Break Rooms Illuminate Respite for Faith Communities

Kathy Mayfield-Smith, Research Associate Professor and Associate Director, Institute for Families in Society, University of South Carolina, Columbia, SC

“Break Room” is South Carolina’s new Lifespan Respite grant initiative encouraging faith communities to provide respite to family caregivers during religious services/events by giving care recipients onsite care/activities while caregivers attend congregational activities. It is a simple concept that normalizes respite making it manageable for even small houses of worship. Workshop covers steps from idea development to implementation, tools used to create the structure (e.g., mini-grant application/instructions, training handbook for grantees), and challenges and successes during this inaugural year.

 12:30 - 12:45 PM  Break


 Thursday Afternoon, May 2, 2019
 12:45 - 3:00 PM Lunch and Closing Plenary Session
 

2020 International Respite Conference Announcement

Kim Whitmore, International Short Break Association (ISBA), ISBA Conference Chair, and Casandra Firman, ARCH


Luncheon Panel: Who Is America’s New Sandwich Generation? Millennials and GenX

PANELISTS:

 

Gretchen E. Alkema, PhD, Vice President, Policy and Communications, The SCAN Foundation, Long Beach, CA

Gretchen E. Alkema serves as Vice President of Policy and Communications for The SCAN Foundation and her professional and personal interests overlap with improving the quality of life for older adults and their caregivers. Prior to joining the Foundation, she was the 2008-09 John Heinz/Health and Aging Policy Fellow and an American Political Science Association Congressional Fellow, serving in the office of Senator Blanche L. Lincoln (D-AR).
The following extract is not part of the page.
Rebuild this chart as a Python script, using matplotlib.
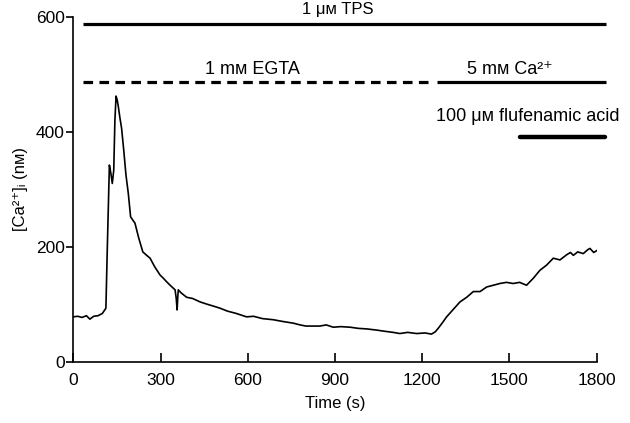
import matplotlib
matplotlib.use("Agg")
import matplotlib.pyplot as plt

plt.rcParams['font.family'] = ['Liberation Sans', 'DejaVu Sans']

time_s = [0, 15, 30, 45, 57, 70, 85, 100, 112, 117, 124, 129, 134, 139, 143, 147,
          151, 155, 160, 166, 173, 181, 189, 197, 205, 212, 225, 239, 250, 264,
          280, 298, 310, 321, 335, 350, 354, 357, 359, 361, 370, 390, 410, 436,
          460, 480, 505, 530, 560, 596, 620, 650, 688, 720, 757, 780, 800, 848,
          870, 894, 920, 952, 980, 1010, 1043, 1070, 1100, 1123, 1150, 1181,
          1210, 1232, 1245, 1255, 1270, 1284, 1307, 1330, 1353, 1376, 1399,
          1422, 1445, 1467, 1490, 1513, 1535, 1559, 1582, 1605, 1628, 1651,
          1674, 1697, 1710, 1720, 1735, 1754, 1770, 1777, 1790, 1800]
ca_nM = [78, 79, 77, 80, 74, 79, 80, 84, 93, 200, 342, 328, 310, 333, 420, 462,
         455, 443, 425, 406, 370, 325, 293, 252, 246, 241, 215, 191, 186, 180,
         165, 151, 145, 139, 132, 125, 110, 90, 110, 125, 120, 112, 110, 104,
         100, 97, 93, 88, 84, 78, 79, 75, 73, 70, 67, 64, 62, 62,
         64, 60, 61, 60, 58, 57, 55, 53, 51, 49, 51, 49,
         50, 48, 52, 58, 68, 78, 91, 104, 112, 122, 122,
         130, 133, 136, 138, 136, 138, 133, 145, 159, 168, 180,
         177, 186, 190, 185, 191, 188, 195, 197, 190, 193]

# barras de tratamiento (inicio, fin, nivel)
tps_bar = (34, 1834, 588)
egta_bar = (34, 1227, 487)
ca_bar = (1250, 1834, 487)
fluf_bar = (1536, 1830, 391)

fig = plt.figure(figsize=(6.3, 4.23), dpi=100)
ax = fig.add_axes([0.1164, 0.1449, 0.8306, 0.8156])

ax.plot(time_s, ca_nM, color='black', lw=1.2)

ax.plot(tps_bar[:2], [tps_bar[2]] * 2, color='black', lw=2.3, clip_on=False,
        solid_capstyle='butt')
ax.plot(egta_bar[:2], [egta_bar[2]] * 2, color='black', lw=2.3, clip_on=False,
        linestyle=(0, (3, 2)))
ax.plot(ca_bar[:2], [ca_bar[2]] * 2, color='black', lw=2.3, clip_on=False,
        solid_capstyle='butt')
ax.plot(fluf_bar[:2], [fluf_bar[2]] * 2, color='black', lw=3.2, clip_on=False,
        solid_capstyle='round')

txt = dict(fontsize=13, ha='center', va='center', clip_on=False)
ax.text(910, 612, '1 μᴍ TPS', fontsize=12, ha='center', va='center', clip_on=False)
ax.text(615, 509, '1 mᴍ EGTA', **txt)
ax.text(1502, 509, '5 mᴍ Ca²⁺', **txt)
ax.text(1563, 427, '100 μᴍ flufenamic acid', **txt)

ax.set_xlim(0, 1800)
ax.set_ylim(0, 600)
ax.set_xticks([0, 300, 600, 900, 1200, 1500, 1800])
ax.set_yticks([0, 200, 400, 600])
ax.spines['top'].set_visible(False)
ax.spines['right'].set_visible(False)
ax.spines['left'].set_linewidth(1.2)
ax.spines['bottom'].set_linewidth(1.2)
ax.tick_params(axis='x', direction='in', length=6.5, width=1.2, labelsize=12.5, pad=8)
ax.tick_params(axis='y', direction='out', length=5, width=1.2, labelsize=12.5, pad=1)

ax.set_xlabel('Time (s)', fontsize=12, labelpad=6)
ax.set_ylabel('[Ca²⁺]ᵢ (nᴍ)', fontsize=12, labelpad=6)

fig.savefig('out.png', dpi=100)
Rachel Hiles, Caregiver Advocate, Kansas City, MO, with The SCAN Foundation’s Do YOU give a care? Campaign

Rachel Hiles, 31, is one of 10 million Millennial caregivers in America. Growing up, Rachel’s grandmother played a huge role in raising her and championing her career aspirations. Rachel worked as a paid caregiver during undergrad, learning how to support people with disabilities to live independently at home and then continued working in the developmental disability field for nearly a decade. After a series of falls landed her grandmother in the hospital, the tables shifted. As her grandmother’s primary caregiver, Rachel works to support her grandma’s quality of life while pursuing her own future goals using practical strategies to ensure that they both have the supports they need.

Rachel knows her “day-to-day” doesn’t look like a typical Millennial’s, which is why she continues to share her story to raise awareness and support other caregivers.



C. Grace Whiting, J.D., President and CEO, National Alliance for Caregiving, Washington, D.C.

C. Grace Whiting, J.D., is the President and Chief Executive Officer at the National Alliance for Caregiving (NAC), where she continues her tenure from previous roles including Chief Operating Officer and the Director of Strategic Partnerships. Grace led the launch of the Caregiving in the U.S. 2015 report with AARP and directed the first national study of rare disease caregiving with Global Genes. She has contributed to several national reports on caregiving, including Cancer Caregiving in the U.S. with the National Cancer Institute and Cancer Support Community, and Dementia Caregiving in the U.S. with the Alzheimer’s Association. She has spoken on caregiving at national and international conferences, including the 7th International Carers Conference and at multiple national summits at the National Institutes of Health. Grace has also served as a resource to major media on the topic of caregiving and aging, including C-SPAN, The Wall Street Journal, Time Magazine, Oprah Magazine, Women’s Health Magazine, and Kiplinger’s Retirement Report. In addition to her leadership role at NAC, Grace represents the U.S. on the Governing Board of the International Alliance for Carer Organizations.